Given their prominence, I think it would be good to open a discussion on a
more succinct syntax for binary() data. Perhaps laced with a discussion
about what utf8 strings should be in the system. Over the years, the
ubiquity of binary() data has just slowly grown.
Were I the BDFL, I'd probably go with the following scheme:
string() - still a list of code points. The double quote is used: "example"
binary() - still written as <<Binary>>
atom() - still there, used when you need fast equality checks. I'd probably
try to figure out how to GC them so they don't have the current limitation,
which would open up their use for more cases where we currently use a
text() - A new type specifically for contiguous pieces of unicode. Always
encoded as UTF-8. They will have a new syntax, probably `example`. Or
perhaps #"example" or ~"example". The latter two has the advantage that
they can generalize: ~r".*" etc, but the former is awfully readable.

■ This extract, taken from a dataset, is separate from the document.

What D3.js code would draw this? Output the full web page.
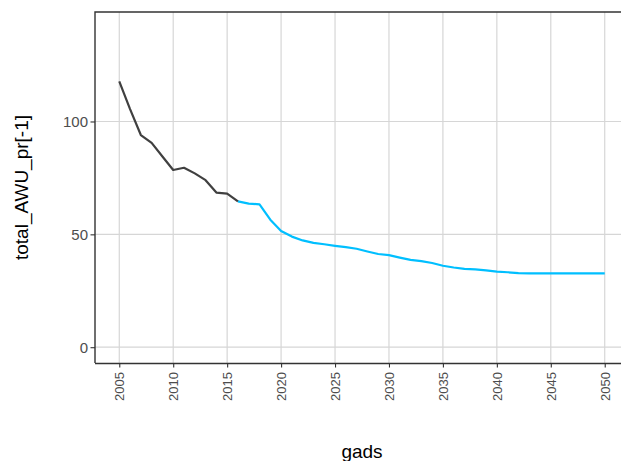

This introduces a honest-to-god type for textual data where the data is
processed as a whole, and it would probably accept a fully backwards
compatible representation. We need to discriminate between binary() and
textual data at the lowest level anyway. Otherwise you run the risk of
mixing color way too often. Conversion routines should verify and crash on
conversions which are not allowed.
Rationale: I'd never create the string() type were I to create a new
language. A string is not defined as a list of codepoints, but rather as a
vector of codepoints (which also means they are immutable). They should
support O(1) concatenation (by having the internal representation be either
iodata() or a finger tree). But since we have so much legacy code, we are
stuck with string(), much like Haskell is where String = [Char].
End of BFDL rant :)
 In keeping with CS tradition, I'll take a term from physics and
absolutely butcher it by using it in a different context where it doesn't
belong. Bear with me, for I have sinned.